1 DECEMBER 1979, Page 18

Blunt and the Establishment

Jo Grimond

The debate in the House of Commons last week on Blunt was almost wholly misdirected by the Opposition front bench. There may be doubts about the efficiency and responsibility of the intelligence service, but these are not the main doubts in the minds of the people. The public is not asking questions about MI5 or M16 — they are questioning the decisions of politicians, the Palace and the senior establishment. Was their treatment of Blunt justified?

It is not only the Labour left but a large majority in the country which is convinced that indeed there is one law for the Establishment and one for everyone else — confirmed by the deferential press conference and the lunch at The Times. The best speeches came from the back benches and, among these, one which asked some pertinent questions came from Alan Clark, the Conservative Member for Plymouth.

Mr Clark pointed out that there was no reason why we should not be told what information Blunt gave before 1945. He also pointed out that Blunt, apparently, was an important spy and a tough one. He resisted interrogation on II occasions. He was a virulent supporter of one of the most appalling regimes from which men have ever suffered. It is indeed difficult to believe on this hypothesis, and on the evidence we have, that his pardon was justified or will do much to boost the morale of the secret service. The alternative is that he was an important spy, but, if so, it is equally difficult to believe that he would have supplied much useful information after he betrayed the Russians.

In either case it was incomprehensible that he should have had his office at the Palace renewed when he could have been quietly retired. Incomprehensible too was his treatment at The Times, That newspaper had already carried an admirable piece by Bernard Levin about the intimations of death which he detected exuding from some letters to that paper praising Mr Blunt. (I am sure that if Mr Levin ever enters The Times building he will in future do so with his handkerchief clamped firmly to his nose). Such things are incomprehensible except on the assumption that there is one law for the Establishment and one for others. It seems to most people that Blunt was pardoned not only because he himself was a member of the Establishment but, above all, in order to protect the Palace and higher reaches of the public service. No evidence was produced in the debate which convincingly contradicted that. Does this matter? Does it matter that one old man should be let off? It might not matter were it not that thousands of much less contemptible criminals are not let off. Let us show mercy by all means, but start with more deserving cases. I don't even admire those who save their own skins by betraying their fellow spies. It seems a curious quirk of conscience. Very few of those who turn King's evidence are given lunch at The Times or indeed two days' notice if their case is to be mentioned in Parliament.

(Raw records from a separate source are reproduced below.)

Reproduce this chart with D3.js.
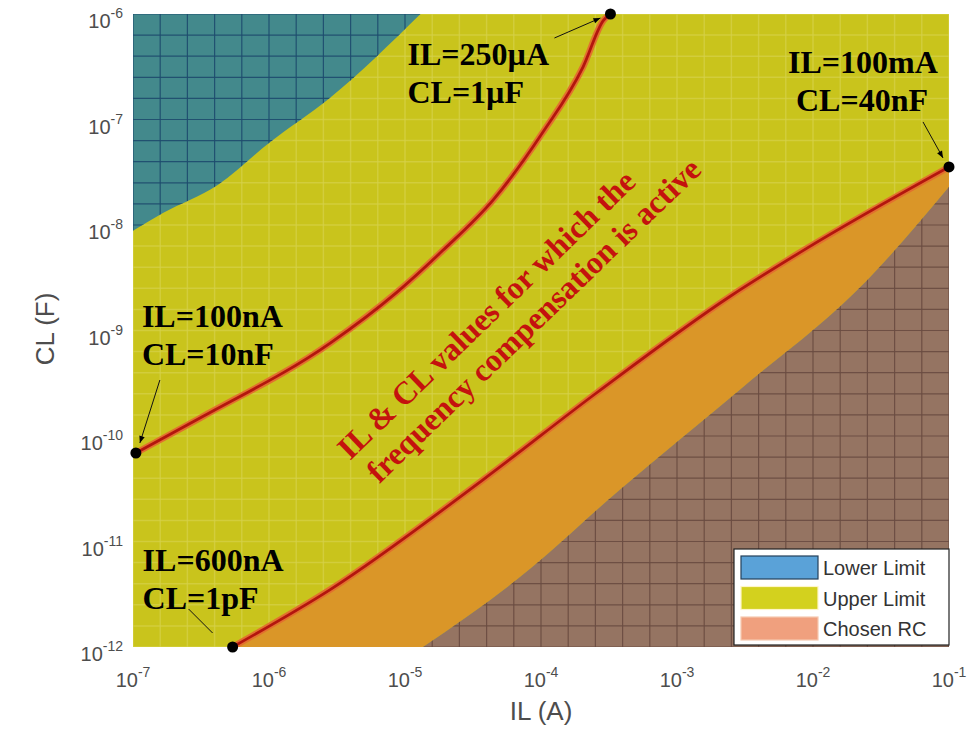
<!DOCTYPE html>
<html>
<head>
<meta charset="utf-8">
<script src="https://cdn.jsdelivr.net/npm/d3@7"></script>
<style>
  body { margin: 0; background: #fff; }
</style>
</head>
<body>
<svg id="chart" width="976" height="731"></svg>
<script>
// axis ticks (powers of ten)
const xTickExps = [-7, -6, -5, -4, -3, -2, -1];
const yTickExps = [-12, -11, -10, -9, -8, -7, -6];

// [IL (A), CL (F)] boundary of the "Lower Limit" region (top-left)
const lowerLimitEdge = [
  [1e-7, 8.8e-9], [1.66e-7, 1.3e-8], [4.2e-7, 2.4e-8], [1e-6, 6e-8],
  [2.8e-6, 1.6e-7], [1.3e-5, 1e-6],
];

// upper red curve, from IL=100nA up to IL=250µA
const upperCurve = [
  [1.05e-7, 6.9e-11], [3.11e-7, 1.48e-10], [2.82e-6, 7.6e-10],
  [8.7e-6, 2.3e-9], [1.9e-5, 5.75e-9], [4.47e-5, 1.74e-8],
  [1.02e-4, 7.4e-8], [2.04e-4, 3.16e-7], [2.88e-4, 8.7e-7],
  [3.24e-4, 1e-6],
];

// lower red curve, from IL=600nA up to IL=100mA
const lowerCurve = [
  [5.4e-7, 1e-12], [2.82e-6, 3.5e-12], [3.7e-5, 3.8e-11], [2.57e-4, 2.57e-10],
  [2.45e-3, 2.1e-9], [8.5e-3, 5.75e-9], [1e-1, 3.55e-8],
];

// boundary of the hatched region at bottom right
const chosenEdge = [
  [1.355e-5, 1e-12], [7.0e-5, 4.6e-12], [3.8e-4, 3.1e-11], [2.9e-3, 2.75e-10],
  [2.5e-2, 3.0e-9], [1e-1, 2.3e-8],
];

// end points marked with dots
const markers = [
  [3.24e-4, 1e-6], [1e-1, 3.55e-8], [1.05e-7, 6.9e-11], [5.4e-7, 1e-12],
];
const markerText = [
  ['IL=250µA', 'CL=1µF'],
  ['IL=100mA', ' CL=40nF'],
  ['IL=100nA', 'CL=10nF'],
  ['IL=600nA', 'CL=1pF'],
];

const legendNames = ['Lower Limit', 'Upper Limit', 'Chosen RC'];
const mainNote = ['IL & CL values for which the', 'frequency compensation is active'];

// layout
const pLeft = 133, pRight = 949, pTop = 14, pBottom = 647;
// pixel offsets from each marker: text origin and arrow
const noteLayout = [
  { tx: -203, ty: 51, arrow: [-56, 24, -10, 4], head: true },
  { tx: -161, ty: -94, arrow: [-26, -45, -6, -9], head: true },
  { tx: 6, ty: -126, arrow: [24, -73, 4, -10], head: true },
  { tx: -90, ty: -76, arrow: [-44, -38, -20, -14], head: false },
];

const colors = {
  yellow: '#c9c41c', yellowGrid: '#d6d24a',
  teal: '#43898c', tealGrid: '#1f4c6e',
  orange: '#da9628', brown: '#957462', brownGrid: '#6a4c42',
  redHalo: '#e2702e', redCore: '#b3160e',
};

const svg = d3.select('#chart');
const x = d3.scaleLog().domain([1e-7, 1e-1]).range([pLeft, pRight]);
const y = d3.scaleLog().domain([1e-12, 1e-6]).range([pBottom, pTop]);

const defs = svg.append('defs');
defs.append('clipPath').attr('id', 'plotClip')
  .append('rect').attr('x', pLeft).attr('y', pTop)
  .attr('width', pRight - pLeft).attr('height', pBottom - pTop);

defs.append('marker').attr('id', 'arrowHead')
  .attr('viewBox', '0 0 10 10').attr('refX', 10).attr('refY', 5)
  .attr('markerWidth', 9).attr('markerHeight', 7).attr('orient', 'auto')
  .attr('markerUnits', 'userSpaceOnUse')
  .append('path').attr('d', 'M0,1 L10,5 L0,9 Z').attr('fill', '#000');

const smooth = d3.line().x((d) => x(d[0])).y((d) => y(d[1])).curve(d3.curveMonotoneX);
const pt = (d) => `${x(d[0])},${y(d[1])}`;

// region outlines
const tealPath = smooth(lowerLimitEdge) + `L${pt([1e-7, 1e-6])}Z`;
const brownPath = smooth(chosenEdge) + `L${pt([1e-1, 1e-12])}Z`;
const revEdge = smooth(chosenEdge.slice().reverse());
const orangePath = smooth(lowerCurve) + 'L' + revEdge.slice(1) + 'Z';

defs.append('clipPath').attr('id', 'tealClip').append('path').attr('d', tealPath);
defs.append('clipPath').attr('id', 'brownClip').append('path').attr('d', brownPath);

// grid lines every 0.2 decade
const gridX = d3.range(0, 31).map((k) => Math.pow(10, -7 + k * 0.2));
const gridY = d3.range(0, 31).map((k) => Math.pow(10, -12 + k * 0.2));

const drawGrid = (g, color, width, opacity) => {
  g.selectAll('line.gx').data(gridX).join('line').attr('class', 'gx')
    .attr('x1', (d) => x(d)).attr('x2', (d) => x(d)).attr('y1', pTop).attr('y2', pBottom)
    .attr('stroke', color).attr('stroke-width', width).attr('opacity', opacity);
  g.selectAll('line.gy').data(gridY).join('line').attr('class', 'gy')
    .attr('y1', (d) => y(d)).attr('y2', (d) => y(d)).attr('x1', pLeft).attr('x2', pRight)
    .attr('stroke', color).attr('stroke-width', width).attr('opacity', opacity);
};

const plot = svg.append('g').attr('clip-path', 'url(#plotClip)');

plot.append('rect').attr('x', pLeft).attr('y', pTop)
  .attr('width', pRight - pLeft).attr('height', pBottom - pTop).attr('fill', colors.yellow);
drawGrid(plot.append('g'), colors.yellowGrid, 1.5, 0.7);

plot.append('path').attr('d', tealPath).attr('fill', colors.teal);
drawGrid(plot.append('g').attr('clip-path', 'url(#tealClip)'), colors.tealGrid, 1.2, 0.9);

plot.append('path').attr('d', orangePath).attr('fill', colors.orange);
plot.append('path').attr('d', brownPath).attr('fill', colors.brown);
drawGrid(plot.append('g').attr('clip-path', 'url(#brownClip)'), colors.brownGrid, 1.2, 0.9);

// red curves
[upperCurve, lowerCurve].forEach((c) => {
  plot.append('path').attr('d', smooth(c)).attr('fill', 'none')
    .attr('stroke', colors.redHalo).attr('stroke-width', 6.5).attr('stroke-linecap', 'round');
  plot.append('path').attr('d', smooth(c)).attr('fill', 'none')
    .attr('stroke', colors.redCore).attr('stroke-width', 2.8).attr('stroke-linecap', 'round');
});

// axes tick labels
const tickFont = '"Liberation Sans", Arial, sans-serif';
const xt = svg.append('g').attr('font-family', tickFont).attr('fill', '#4d4d4d');
xTickExps.forEach((e) => {
  const t = xt.append('text').attr('x', x(Math.pow(10, e))).attr('y', pBottom + 40)
    .attr('text-anchor', 'middle').attr('font-size', 20);
  t.append('tspan').text('10');
  t.append('tspan').attr('font-size', 14).attr('dy', -10).text(String(e));
});
const yt = svg.append('g').attr('font-family', tickFont).attr('fill', '#4d4d4d');
yTickExps.forEach((e) => {
  const t = yt.append('text').attr('x', 123).attr('y', y(Math.pow(10, e)) + 14)
    .attr('text-anchor', 'end').attr('font-size', 20);
  t.append('tspan').text('10');
  t.append('tspan').attr('font-size', 14).attr('dy', -10).text(String(e));
});

svg.append('text').attr('x', 541).attr('y', 720).attr('text-anchor', 'middle')
  .attr('font-family', tickFont).attr('font-size', 26).attr('fill', '#4d4d4d').text('IL (A)');
svg.append('text').attr('transform', 'translate(54,329) rotate(-90)').attr('text-anchor', 'middle')
  .attr('font-family', tickFont).attr('font-size', 26).attr('fill', '#4d4d4d').text('CL (F)');

// legend
const lg = svg.append('g');
lg.append('rect').attr('x', 734).attr('y', 549).attr('width', 215).attr('height', 96)
  .attr('fill', '#fff').attr('stroke', '#222').attr('stroke-width', 1.2);
const swatch = [
  { fill: '#5aa2d8', stroke: '#24405a' },
  { fill: '#d3d11e', stroke: '#fff6c8' },
  { fill: '#f0a07e', stroke: '#f6c8b0' },
];
legendNames.forEach((name, i) => {
  const yy = 556 + i * 30.5;
  lg.append('rect').attr('x', 741).attr('y', yy).attr('width', 77).attr('height', 23)
    .attr('fill', swatch[i].fill).attr('stroke', swatch[i].stroke).attr('stroke-width', 1.2);
  lg.append('text').attr('x', 823).attr('y', yy + 19).attr('font-family', tickFont)
    .attr('font-size', 20).attr('fill', '#333').text(name);
});

// markers and notes
const noteFont = '"Liberation Serif", "Times New Roman", serif';
markers.forEach((m, i) => {
  const mx = x(m[0]), my = y(m[1]);
  const L = noteLayout[i];
  const a = L.arrow;
  svg.append('line').attr('x1', mx + a[0]).attr('y1', my + a[1])
    .attr('x2', mx + a[2]).attr('y2', my + a[3])
    .attr('stroke', '#111').attr('stroke-width', 1)
    .attr('marker-end', L.head ? 'url(#arrowHead)' : null);
  const t = svg.append('text').attr('font-family', noteFont).attr('font-weight', 'bold')
    .attr('font-size', 32).attr('fill', '#000').attr('xml:space', 'preserve');
  t.append('tspan').attr('x', mx + L.tx).attr('y', my + L.ty).text(markerText[i][0]);
  t.append('tspan').attr('x', mx + L.tx).attr('y', my + L.ty + 38).text(markerText[i][1]);
});
svg.selectAll('circle.marker').data(markers).join('circle').attr('class', 'marker')
  .attr('cx', (d) => x(d[0])).attr('cy', (d) => y(d[1])).attr('r', 5.5).attr('fill', '#000');

const note = svg.append('text').attr('transform', 'translate(350,461) rotate(-44)')
  .attr('font-family', noteFont).attr('font-weight', 'bold').attr('font-size', 32)
  .attr('fill', '#c4120e');
note.append('tspan').attr('x', 0).attr('y', 0).text(mainNote[0]);
note.append('tspan').attr('x', 5).attr('y', 37).text(mainNote[1]);
</script>
</body>
</html>
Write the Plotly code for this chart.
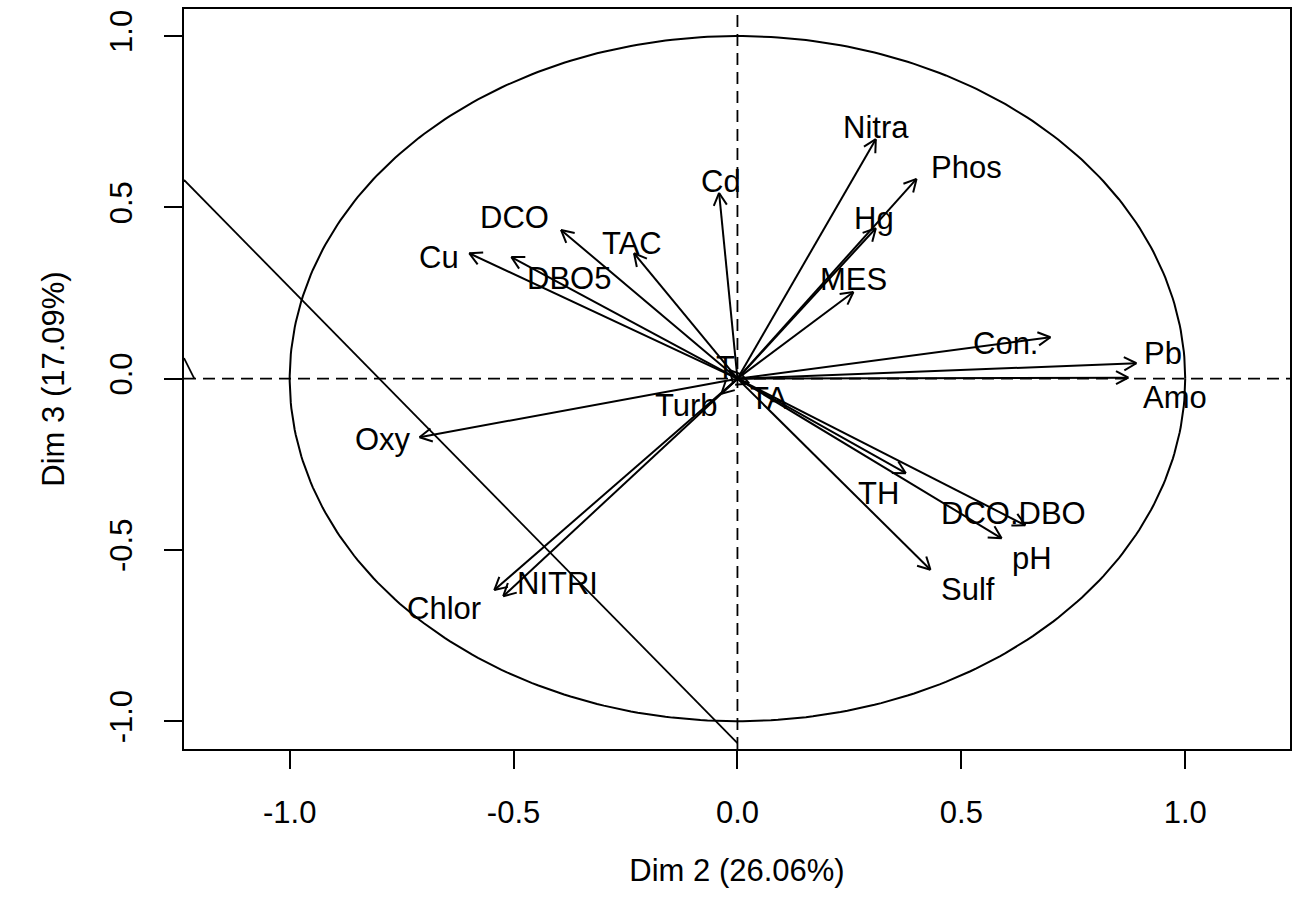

The importance of this distinction between the Establishment and others is that we are always being told by the Establishment that we must assert the rule of law. The rule of law must be a general rule, applied impartially to all. The general rule must also govern our behaviour towards criminals, even apart from the sentences imposed on them. Example is also important. How can you expect to stop vandalism when the leading vandals in our cities are important people in government departments, local authorities, universities and insurance companies? How can you denouce lawlessness in the face of cover-ups and the obsequious treatment of those who spy for such regimes as the Russians and then turn double traitors?

Some years ago I made the suggestion that the Establishment might set an example, or at least practice what they preach, over incomes policy. My rather trite remarks were met with howls of abuse. So I am not surprised that the Establishment is still deeply convinced that it should not be subject to the same rules as other men. I only say that it is a dangerous delusion, not only for the country but also for the Conservative Government.

Mrs Thatcher, given the limits imposed by British hypocrisy, behaved with sense and courage. But however unjust the imputation may be, her Government is in danger of being branded as the instrument of that established bureaucracy she came in to curb. Seventeen per cent interest rates and other monetary curbs do not worry top public servants with their cars, their indexed pensions and the certainty that even the professed socialists among them with their belief in equality, will be found well paid posts in addition to their pensions when they retire. The monetary policies of the Government make money for bankers and such like. It is small businesses, individual enterprise and hard work which the Government's policies are attacking. It is not around Buckingham Palace, Whitehall, Westminster or the Bank of England that there is any suffering: it is in the industrial North, Scotland and Wales. lf the Tories really want to prove that they are now the party for the common people, they must not be seen as the protectors of the Top People. If, as is widely hinted, there are more highly placed ex-spies, the sooner the Government tells us about them the better.

It is fashionable to treat such cases as that of Blunt either with world weariness, cynicism, murmurs about charm, knowledge of art, etc, or with a light laugh. I do not myself think that we can shrug off these events so easily. I certainly do not think that the massacres in concentration camps which the Blunts of this world condone are a laughing matter. All that Mrs Sidney Webb said having been told that cattle trucks loaded with starving people were being sent to Siberia was, 'Very bad stage management. Ridiculous to let you see them. The English are always so sentimental. You can't make an omelette without breaking eggs'. What an omelette.